Yo Philly. My hardware is fine. Its just that the drivers are trash. Vista does need higher specs than a relatively similar performing XP machine.

My comments were just on the actual feel of the OS and its not that nice for me personally. Maybe the patch will address the communities issues. I hope :eek:)

PC gaming is where it is for me, so I am going where the games are..XP or Vista!
 
[quote name='BoomRocker']COD2 would not run on Vista for me, and even with nvidia's most curent drivers I got bad artifcating in the video.

All in all I hope Vista is a success for the money I have sunk into it, and I pray its not another ME.

Also do you say it VEEESTA or VIZ-TA?[/quote]


actually, artifcating is usually a good sign that you're video card is close to kicking the bucket, not of driver or software performance.
 
Perhaps, but the video card works like a champ under XP.

I have money in Vista so by all means I am eager to see it get off the ground, but I wish it was a more successful launch. :)
 
Vista works fine for gaming. I've been using it for the last 4 months now and I can say that any problems I did have with games. Have been fixed promptlyby either Microsoft hotfixes, driver updates or the game publisher.

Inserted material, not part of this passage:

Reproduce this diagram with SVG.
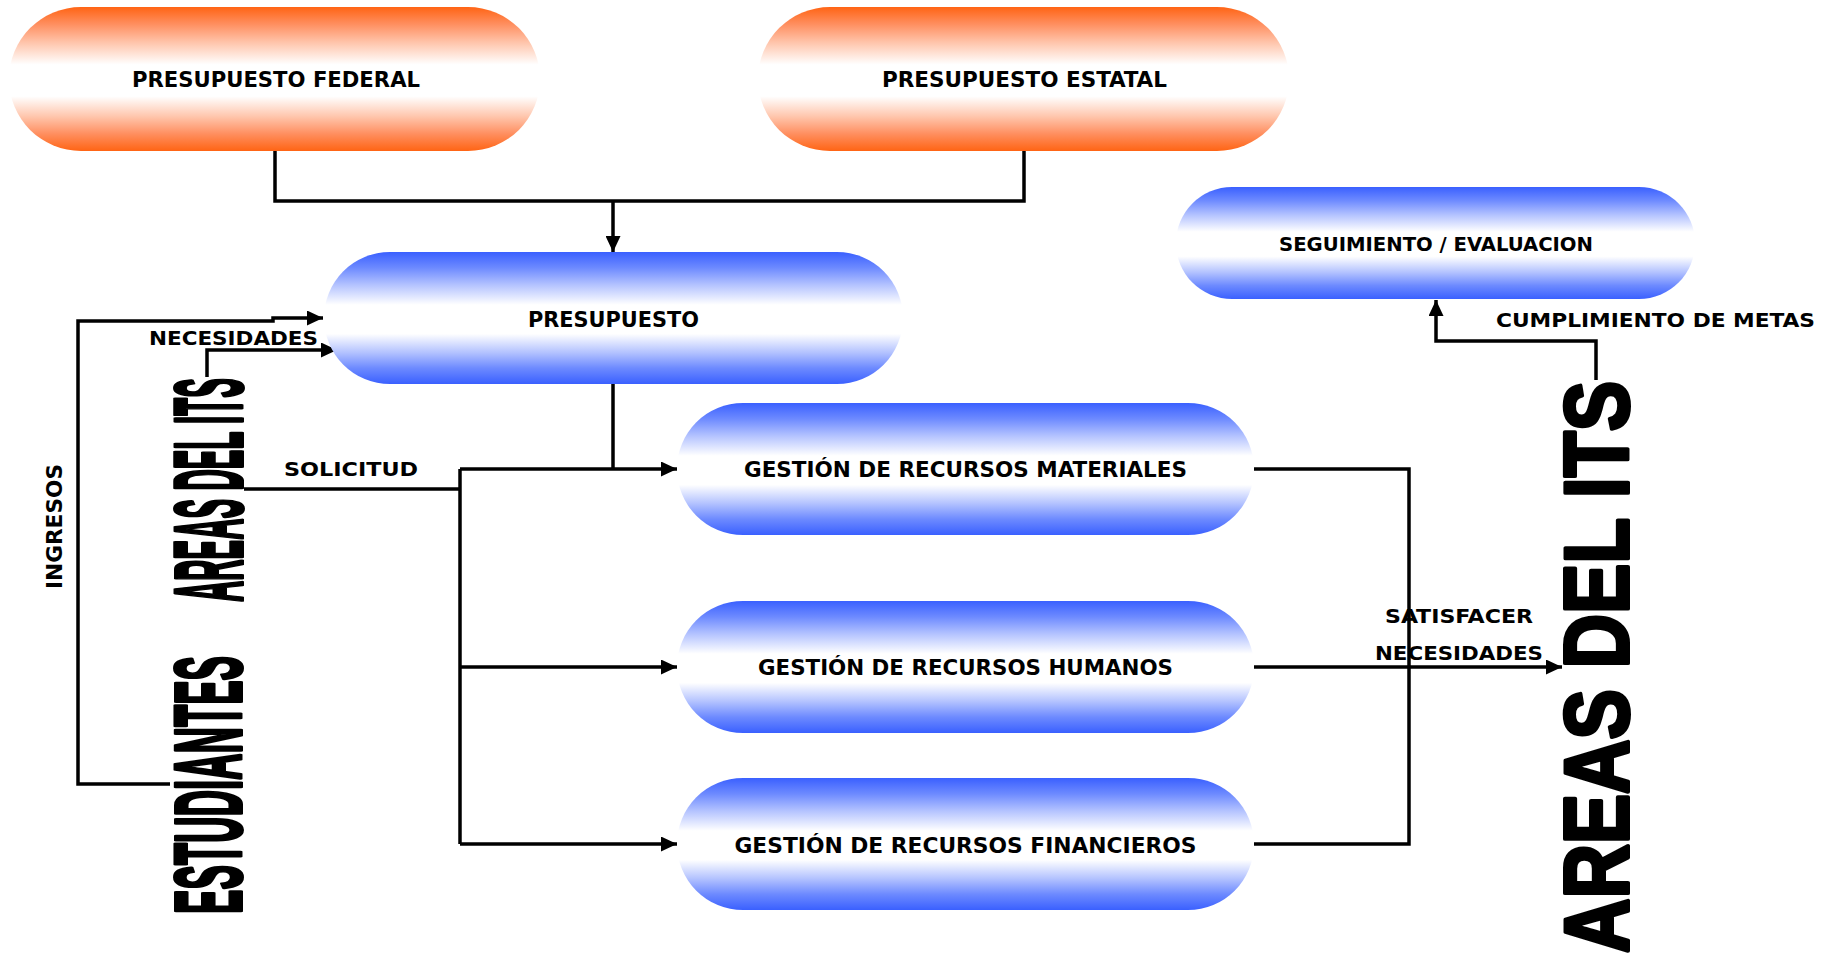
<svg xmlns="http://www.w3.org/2000/svg" width="1829" height="957" viewBox="0 0 1829 957">
<style>
.lbl{font-family:"DejaVu Sans Condensed","DejaVu Sans",sans-serif;font-weight:bold;fill:#000;}
.vlbl{font-family:"DejaVu Sans",sans-serif;font-weight:bold;fill:#000;}
.big{font-family:"Liberation Sans",Arial,sans-serif;font-weight:bold;fill:#000;stroke:#000;stroke-linejoin:round;}
.conn{fill:none;stroke:#000;stroke-width:3.5;}
</style>
<defs>
<linearGradient id="gOrange" x1="0" y1="0" x2="0" y2="1">
<stop offset="0" stop-color="#ff6414"/>
<stop offset="0.12" stop-color="#ff8f60"/>
<stop offset="0.25" stop-color="#ffc6ad"/>
<stop offset="0.4" stop-color="#ffffff"/>
<stop offset="0.62" stop-color="#ffffff"/>
<stop offset="0.76" stop-color="#ffc6ad"/>
<stop offset="0.88" stop-color="#ff8f60"/>
<stop offset="1" stop-color="#ff6414"/>
</linearGradient>
<linearGradient id="gBlue" x1="0" y1="0" x2="0" y2="1">
<stop offset="0" stop-color="#3a60ff"/>
<stop offset="0.12" stop-color="#6d8aff"/>
<stop offset="0.25" stop-color="#b4c3ff"/>
<stop offset="0.4" stop-color="#ffffff"/>
<stop offset="0.62" stop-color="#ffffff"/>
<stop offset="0.76" stop-color="#b4c3ff"/>
<stop offset="0.88" stop-color="#6d8aff"/>
<stop offset="1" stop-color="#3a60ff"/>
</linearGradient>
<marker id="arr" markerUnits="userSpaceOnUse" markerWidth="16" markerHeight="15" refX="16" refY="7.5" orient="auto">
<path d="M0,0 L16,7.5 L0,15 Z" fill="#000"/>
</marker>
</defs>

<g id="connectors">
<path class="conn" d="M275,150 V201 H1024 V150"/>
<path class="conn" d="M613,201 V252" marker-end="url(#arr)"/>
<path class="conn" d="M613,384 V469"/>
<path class="conn" d="M244,489 H460"/>
<path class="conn" d="M460,469 V844"/>
<path class="conn" d="M460,469 H677" marker-end="url(#arr)"/>
<path class="conn" d="M460,667 H677" marker-end="url(#arr)"/>
<path class="conn" d="M460,844 H677" marker-end="url(#arr)"/>
<path class="conn" d="M1254,469 H1409 V844 H1254"/>
<path class="conn" d="M1254,667 H1562" marker-end="url(#arr)"/>
<path class="conn" d="M1596,380 V341 H1436 V300" marker-end="url(#arr)"/>
<path class="conn" d="M170,784 H78 V321 H273 V318 H323" marker-end="url(#arr)"/>
<path class="conn" d="M207,377 V350 H337" marker-end="url(#arr)"/>
</g>

<g id="node-federal">
<rect x="9" y="7" width="531" height="144" rx="72" ry="72" fill="url(#gOrange)"/>
<text class="lbl" x="276" y="87" font-size="21.5" text-anchor="middle" textLength="288" lengthAdjust="spacingAndGlyphs">PRESUPUESTO FEDERAL</text>
</g>
<g id="node-estatal">
<rect x="758" y="7" width="531" height="144" rx="72" ry="72" fill="url(#gOrange)"/>
<text class="lbl" x="1024.5" y="87" font-size="21.5" text-anchor="middle" textLength="285" lengthAdjust="spacingAndGlyphs">PRESUPUESTO ESTATAL</text>
</g>
<g id="node-presupuesto">
<rect x="324" y="252" width="579" height="132" rx="66" ry="66" fill="url(#gBlue)"/>
<text class="lbl" x="613.5" y="327" font-size="21.5" text-anchor="middle" textLength="171" lengthAdjust="spacingAndGlyphs">PRESUPUESTO</text>
</g>
<g id="node-seguimiento">
<rect x="1176" y="187" width="519" height="112" rx="56" ry="56" fill="url(#gBlue)"/>
<text class="lbl" x="1436" y="251" font-size="19.7" text-anchor="middle" textLength="314" lengthAdjust="spacingAndGlyphs">SEGUIMIENTO / EVALUACION</text>
</g>
<g id="node-materiales">
<rect x="677" y="403" width="577" height="132" rx="66" ry="66" fill="url(#gBlue)"/>
<text class="lbl" x="965.5" y="477" font-size="20.6" text-anchor="middle" textLength="443" lengthAdjust="spacingAndGlyphs">GESTIÓN DE RECURSOS MATERIALES</text>
</g>
<g id="node-humanos">
<rect x="677" y="601" width="577" height="132" rx="66" ry="66" fill="url(#gBlue)"/>
<text class="lbl" x="965.5" y="675" font-size="20.6" text-anchor="middle" textLength="415" lengthAdjust="spacingAndGlyphs">GESTIÓN DE RECURSOS HUMANOS</text>
</g>
<g id="node-financieros">
<rect x="677" y="778" width="577" height="132" rx="66" ry="66" fill="url(#gBlue)"/>
<text class="lbl" x="965.5" y="853" font-size="20.6" text-anchor="middle" textLength="462" lengthAdjust="spacingAndGlyphs">GESTIÓN DE RECURSOS FINANCIEROS</text>
</g>

<g id="node-estudiantes">
<text class="big" transform="translate(240.5,914) rotate(-90)" font-size="95" stroke-width="4" textLength="258" lengthAdjust="spacingAndGlyphs">ESTUDIANTES</text>
</g>
<g id="node-areas-izq">
<text class="big" transform="translate(242,602) rotate(-90)" font-size="97" stroke-width="4" textLength="224" lengthAdjust="spacingAndGlyphs">AREAS DEL ITS</text>
</g>
<g id="node-areas-der">
<text class="big" transform="translate(1628,953) rotate(-90)" font-size="91" stroke-width="4" textLength="572" lengthAdjust="spacingAndGlyphs">AREAS DEL ITS</text>
</g>

<g id="labels">
<text class="vlbl" x="149" y="345" font-size="19.5" textLength="169" lengthAdjust="spacingAndGlyphs">NECESIDADES</text>
<text class="vlbl" x="284" y="476" font-size="20" textLength="134" lengthAdjust="spacingAndGlyphs">SOLICITUD</text>
<text class="vlbl" transform="translate(62,589) rotate(-90)" font-size="21" textLength="125" lengthAdjust="spacingAndGlyphs">INGRESOS</text>
<text class="lbl" x="1385" y="623" font-size="20" textLength="148" lengthAdjust="spacingAndGlyphs">SATISFACER</text>
<text class="lbl" x="1375" y="660" font-size="20" textLength="168" lengthAdjust="spacingAndGlyphs">NECESIDADES</text>
<text class="lbl" x="1496" y="327" font-size="20" textLength="319" lengthAdjust="spacingAndGlyphs">CUMPLIMIENTO DE METAS</text>
</g>
</svg>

A new OS always has bugs/issues. Let's not forget when XP came out, there where plenty of bugs that needed to be resolved. I've yet to have Vista hardlock on me, requiring me to reboot. A nice, but little know feature in Vista is its ability to capture a driver failure in a 'bubble' and stop it the OS from BSODing, and then restarting the driver.

As for those annoying popups you get, those can be tunred off, look up "User Account Control" or UAC in google, about how to turn it off.
 
At this point, I really can't go back to XP. Games run fine under Vista and I haven't run into any compatibility problems. And the interface is worlds better. I really can't see myself ever putting XP on my computer again and when I do have to use it, I miss the prettiness of Vista.
 
My vista runs faster and stabler on my hardware then XP does, but everytime I see someone with a preloaded Vista it seems to suck. Games run just fine too on my 7900.
 
Removing the HAL layer was such a great idea and so that we can't use EAX
Yea sounds gamer friendly to me

anyways i dual boot with Win vista x64 and Win XP pro
 
Yeah I am dual booting now too. Looks like most of the artifacting is cleared up with Nvidias newest drivers.

I know VISTA is prettier...but it just doesn't seem better...just different.

I know I sound like a grouchy old man, but I will soon like VISTA I am sure.

Yeah back to TF2!
 
[quote name='Animefalcon']Removing the HAL layer was such a great idea and so that we can't use EAX
Yea sounds gamer friendly to me

anyways i dual boot with Win vista x64 and Win XP pro[/QUOTE]

Considering that it eliminates the instability that creative's cards caused... yeah, it actually was a great idea.

We needed to move away from the sound card nonsense and Creative's bullshit drivers anyway.
 
Yeah, Creative's drivers are pretty shitty. Almost every time I shut down XP, their audio console taskbar app crashes. Makes me laugh. Vista is fine. I use Creative's ALchemy for EAX support for games that don't have OpenAL. The only game I've had any noticeable performance loss was the UT3 demo, but that's probably because ATI/AMD's Catalyst drivers suck/aren't mature under Vista.
 
[quote name='Chacrana']Considering that it eliminates the instability that creative's cards caused... yeah, it actually was a great idea.

We needed to move away from the sound card nonsense and Creative's bullshit drivers anyway.[/quote]

Yes, Microsoft re-wrote the entire audio stack taking away the ability for any audio programs being being able to access the kernel level in windows. This will solve a lot of stability issues. EAX gets killed because of the sh!tty programming it consisted of.